[Code that draws figures]
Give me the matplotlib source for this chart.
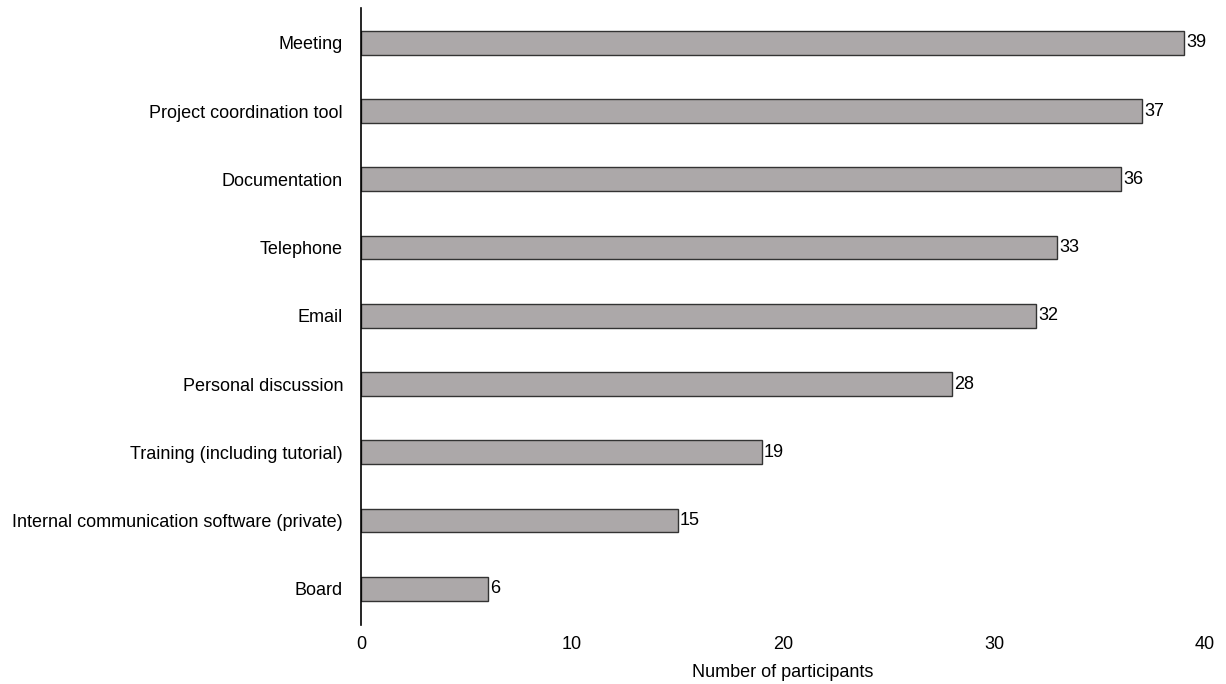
import matplotlib.pyplot as plt

categories = ['Meeting', 'Project coordination tool', 'Documentation', 'Telephone',
              'Email', 'Personal discussion', 'Training (including tutorial)',
              'Internal communication software (private)', 'Board']
values = [39, 37, 36, 33, 32, 28, 19, 15, 6]

plt.rcParams['font.family'] = ['Liberation Sans', 'DejaVu Sans']

fig = plt.figure(figsize=(12.26, 6.84), dpi=100)
ax = fig.add_axes([0.2945, 0.0863, 0.6885, 0.9020])

pos = list(range(len(categories)))[::-1]
bars = ax.barh(pos, values, height=0.35, color='#aca8a9', edgecolor='#333333', linewidth=1)

for b, v in zip(bars, values):
    ax.text(v + 0.1, b.get_y() + b.get_height() / 2, str(v), va='center', ha='left', fontsize=13)

ax.set_yticks(pos)
ax.set_yticklabels(categories, fontsize=13)
ax.set_xlim(0, 40)
ax.set_ylim(-0.53, 8.51)
ax.set_xticks([0, 10, 20, 30, 40])
ax.tick_params(axis='x', length=0, pad=8, labelsize=13)
ax.tick_params(axis='y', length=0, pad=13)
ax.set_xlabel('Number of participants', fontsize=13, labelpad=8)

for s in ['top', 'right', 'bottom']:
    ax.spines[s].set_visible(False)
ax.spines['left'].set_color('black')
ax.spines['left'].set_linewidth(1.2)

fig.savefig('out.png', dpi=100)
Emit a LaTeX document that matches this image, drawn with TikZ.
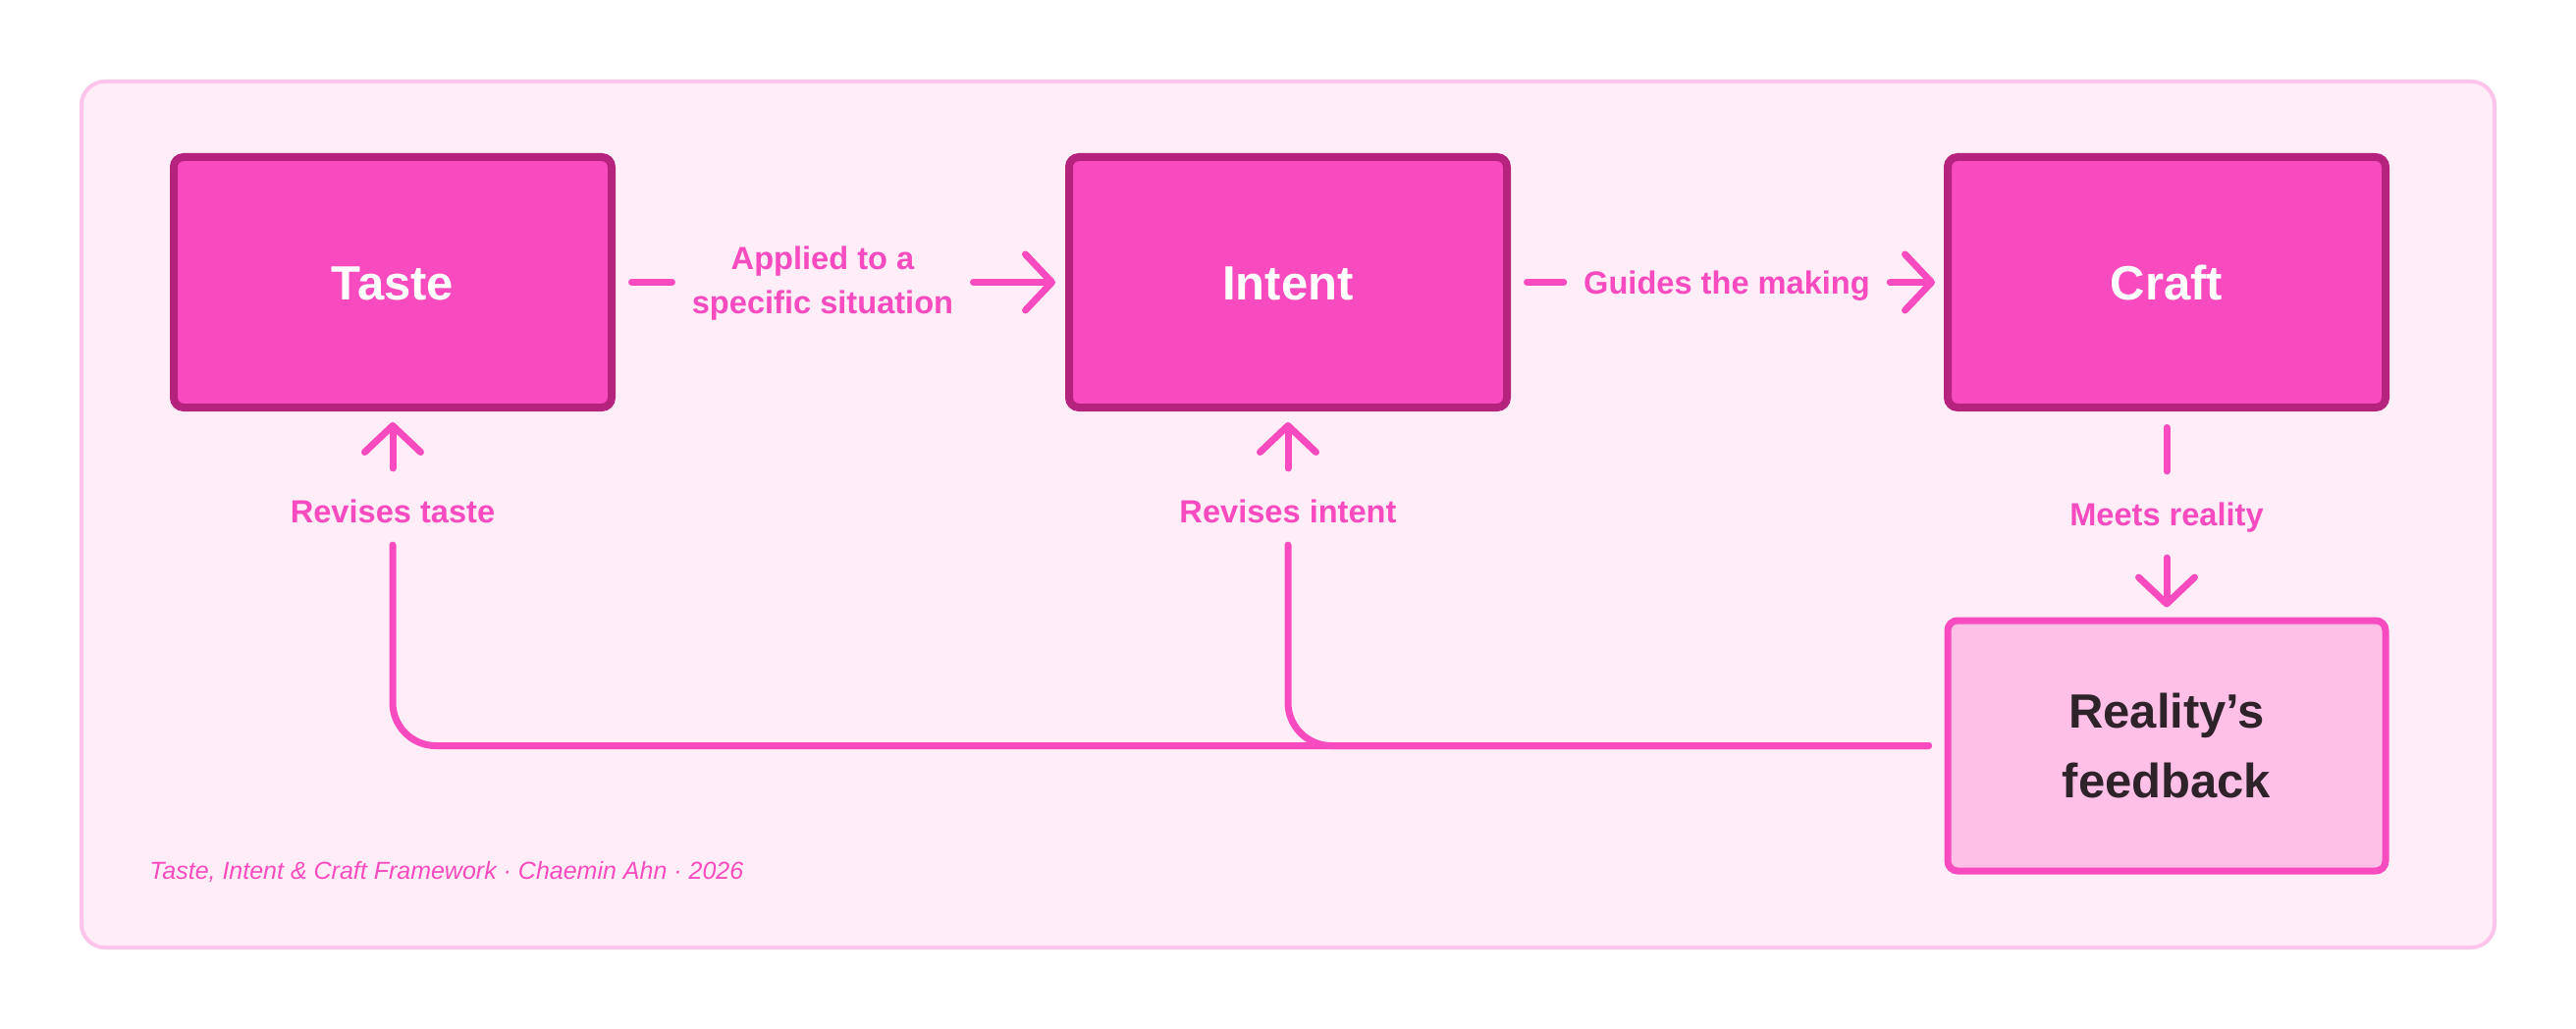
\documentclass[tikz,border=0pt]{standalone}
\usepackage{fontspec}
\setmainfont{Liberation Sans}
\usetikzlibrary{arrows.meta}
\definecolor{panelfill}{HTML}{FFEEF8}
\definecolor{panelline}{HTML}{FFC4EA}
\definecolor{boxfill}{HTML}{F84BC0}
\definecolor{boxline}{HTML}{B5237F}
\definecolor{fbfill}{HTML}{FFC0E8}
\definecolor{darktext}{HTML}{2E2329}
\definecolor{accent}{HTML}{F84BC0}
\begin{document}
\begin{tikzpicture}[x=0.5pt,y=-0.5pt,
  mainbox/.style={draw=boxline, fill=boxfill, line width=4pt, rounded corners=5pt,
    minimum width=223pt, minimum height=127.5pt, inner sep=0pt, text=white,
    font=\bfseries\fontsize{24.5}{30}\selectfont, text height=17.6pt, text depth=0pt},
  fbbox/.style={draw=accent, fill=fbfill, line width=3.5pt, rounded corners=5pt,
    minimum width=223pt, minimum height=127.5pt, inner sep=0pt, text=darktext,
    font=\bfseries\fontsize{24.5}{35.5}\selectfont, align=center},
  lbl/.style={text=accent, font=\bfseries\fontsize{16.3}{22.5}\selectfont, inner sep=0pt},
  lblone/.style={lbl, text height=11.7pt, text depth=0pt},
  conn/.style={draw=accent, line width=3.5pt, line cap=round, line join=round},
  arr/.style={-{Straight Barb[length=13.5pt,width=28.5pt,round]}},
]
\path[use as bounding box, fill=white] (0,0) rectangle (2624,1048);
\draw[fill=panelfill, draw=panelline, line width=2pt, rounded corners=12pt] (83,83) rectangle (2541,965);

\node[mainbox] (taste) at (400,287.5) {Taste};
\node[mainbox] (intent) at (1312,287.5) {Intent};
\node[mainbox] (craft) at (2207,287.5) {Craft};
\node[fbbox] (fb) at (2207,759.5) {Reality’s\\feedback};

\node[lbl, align=center] (l1) at (838,289) {Applied to a\\specific situation};
\node[lblone] (l2) at (1759,287.5) {Guides the making};
\node[lblone] (mr) at (2207,524) {Meets reality};
\node[lblone] (rt) at (400,521) {Revises taste};
\node[lblone] (ri) at (1312,521) {Revises intent};
\node[anchor=base west, text=accent, font=\itshape\fontsize{12.5}{15}\selectfont, inner sep=0pt] (foot) at (152,895) {Taste, Intent \& Craft Framework · Chaemin Ahn · 2026};

\draw[conn, shorten <=8.25pt, shorten >=10pt] (taste.east) -- (taste.east -| l1.west);
\draw[conn, arr, shorten <=10pt, shorten >=5pt] (intent.west -| l1.east) -- (intent.west);
\draw[conn, shorten <=8.25pt, shorten >=10pt] (intent.east) -- (l2.west);
\draw[conn, arr, shorten <=10pt, shorten >=4.5pt] (l2.east) -- (craft.west);
\draw[conn, shorten <=8.25pt, shorten >=16pt] (craft.south) -- (mr.north);
\draw[conn, arr, shorten <=16pt, shorten >=5pt] (mr.south) -- (fb.north);
\draw[conn, rounded corners=22pt, shorten <=8pt, shorten >=11pt] (fb.west) -| (rt.south);
\draw[conn, rounded corners=22pt, shorten <=8pt, shorten >=11pt] (fb.west) -| (ri.south);
\draw[conn, arr, shorten <=16pt, shorten >=5.5pt] (rt.north) -- (taste.south);
\draw[conn, arr, shorten <=16pt, shorten >=5.5pt] (ri.north) -- (intent.south);
\end{tikzpicture}
\end{document}
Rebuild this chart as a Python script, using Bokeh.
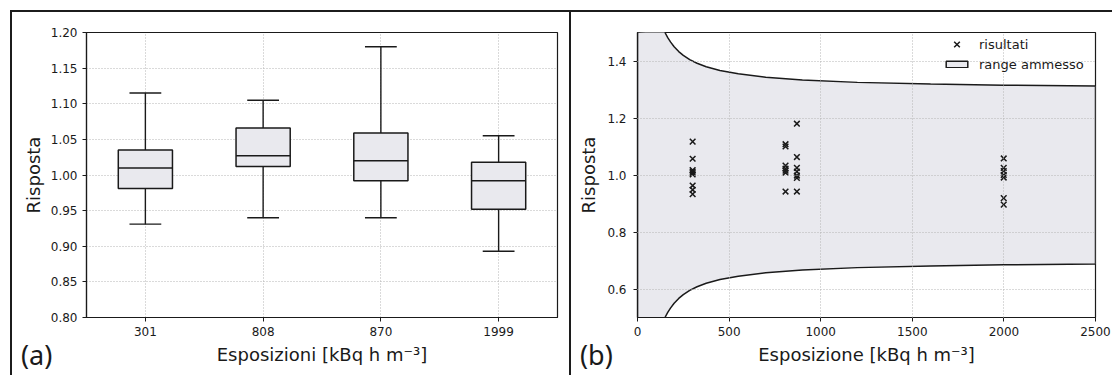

▸ Exercise:
All of the entries above should be copied exactly, except for the pictures.

▸ Solution to this task:
Give me the matplotlib source for this chart.
import matplotlib.pyplot as plt

categories = ['Meeting', 'Project coordination tool', 'Documentation', 'Telephone',
              'Email', 'Personal discussion', 'Training (including tutorial)',
              'Internal communication software (private)', 'Board']
values = [39, 37, 36, 33, 32, 28, 19, 15, 6]

plt.rcParams['font.family'] = ['Liberation Sans', 'DejaVu Sans']

fig = plt.figure(figsize=(12.26, 6.84), dpi=100)
ax = fig.add_axes([0.2945, 0.0863, 0.6885, 0.9020])

pos = list(range(len(categories)))[::-1]
bars = ax.barh(pos, values, height=0.35, color='#aca8a9', edgecolor='#333333', linewidth=1)

for b, v in zip(bars, values):
    ax.text(v + 0.1, b.get_y() + b.get_height() / 2, str(v), va='center', ha='left', fontsize=13)

ax.set_yticks(pos)
ax.set_yticklabels(categories, fontsize=13)
ax.set_xlim(0, 40)
ax.set_ylim(-0.53, 8.51)
ax.set_xticks([0, 10, 20, 30, 40])
ax.tick_params(axis='x', length=0, pad=8, labelsize=13)
ax.tick_params(axis='y', length=0, pad=13)
ax.set_xlabel('Number of participants', fontsize=13, labelpad=8)

for s in ['top', 'right', 'bottom']:
    ax.spines[s].set_visible(False)
ax.spines['left'].set_color('black')
ax.spines['left'].set_linewidth(1.2)

fig.savefig('out.png', dpi=100)
Emit a LaTeX document that matches this image, drawn with TikZ.
\documentclass[tikz,border=0pt]{standalone}
\usepackage{fontspec}
\setmainfont{Liberation Sans}
\usetikzlibrary{arrows.meta}
\definecolor{panelfill}{HTML}{FFEEF8}
\definecolor{panelline}{HTML}{FFC4EA}
\definecolor{boxfill}{HTML}{F84BC0}
\definecolor{boxline}{HTML}{B5237F}
\definecolor{fbfill}{HTML}{FFC0E8}
\definecolor{darktext}{HTML}{2E2329}
\definecolor{accent}{HTML}{F84BC0}
\begin{document}
\begin{tikzpicture}[x=0.5pt,y=-0.5pt,
  mainbox/.style={draw=boxline, fill=boxfill, line width=4pt, rounded corners=5pt,
    minimum width=223pt, minimum height=127.5pt, inner sep=0pt, text=white,
    font=\bfseries\fontsize{24.5}{30}\selectfont, text height=17.6pt, text depth=0pt},
  fbbox/.style={draw=accent, fill=fbfill, line width=3.5pt, rounded corners=5pt,
    minimum width=223pt, minimum height=127.5pt, inner sep=0pt, text=darktext,
    font=\bfseries\fontsize{24.5}{35.5}\selectfont, align=center},
  lbl/.style={text=accent, font=\bfseries\fontsize{16.3}{22.5}\selectfont, inner sep=0pt},
  lblone/.style={lbl, text height=11.7pt, text depth=0pt},
  conn/.style={draw=accent, line width=3.5pt, line cap=round, line join=round},
  arr/.style={-{Straight Barb[length=13.5pt,width=28.5pt,round]}},
]
\path[use as bounding box, fill=white] (0,0) rectangle (2624,1048);
\draw[fill=panelfill, draw=panelline, line width=2pt, rounded corners=12pt] (83,83) rectangle (2541,965);

\node[mainbox] (taste) at (400,287.5) {Taste};
\node[mainbox] (intent) at (1312,287.5) {Intent};
\node[mainbox] (craft) at (2207,287.5) {Craft};
\node[fbbox] (fb) at (2207,759.5) {Reality’s\\feedback};

\node[lbl, align=center] (l1) at (838,289) {Applied to a\\specific situation};
\node[lblone] (l2) at (1759,287.5) {Guides the making};
\node[lblone] (mr) at (2207,524) {Meets reality};
\node[lblone] (rt) at (400,521) {Revises taste};
\node[lblone] (ri) at (1312,521) {Revises intent};
\node[anchor=base west, text=accent, font=\itshape\fontsize{12.5}{15}\selectfont, inner sep=0pt] (foot) at (152,895) {Taste, Intent \& Craft Framework · Chaemin Ahn · 2026};

\draw[conn, shorten <=8.25pt, shorten >=10pt] (taste.east) -- (taste.east -| l1.west);
\draw[conn, arr, shorten <=10pt, shorten >=5pt] (intent.west -| l1.east) -- (intent.west);
\draw[conn, shorten <=8.25pt, shorten >=10pt] (intent.east) -- (l2.west);
\draw[conn, arr, shorten <=10pt, shorten >=4.5pt] (l2.east) -- (craft.west);
\draw[conn, shorten <=8.25pt, shorten >=16pt] (craft.south) -- (mr.north);
\draw[conn, arr, shorten <=16pt, shorten >=5pt] (mr.south) -- (fb.north);
\draw[conn, rounded corners=22pt, shorten <=8pt, shorten >=11pt] (fb.west) -| (rt.south);
\draw[conn, rounded corners=22pt, shorten <=8pt, shorten >=11pt] (fb.west) -| (ri.south);
\draw[conn, arr, shorten <=16pt, shorten >=5.5pt] (rt.north) -- (taste.south);
\draw[conn, arr, shorten <=16pt, shorten >=5.5pt] (ri.north) -- (intent.south);
\end{tikzpicture}
\end{document}
Rebuild this chart as a Python script, using Bokeh.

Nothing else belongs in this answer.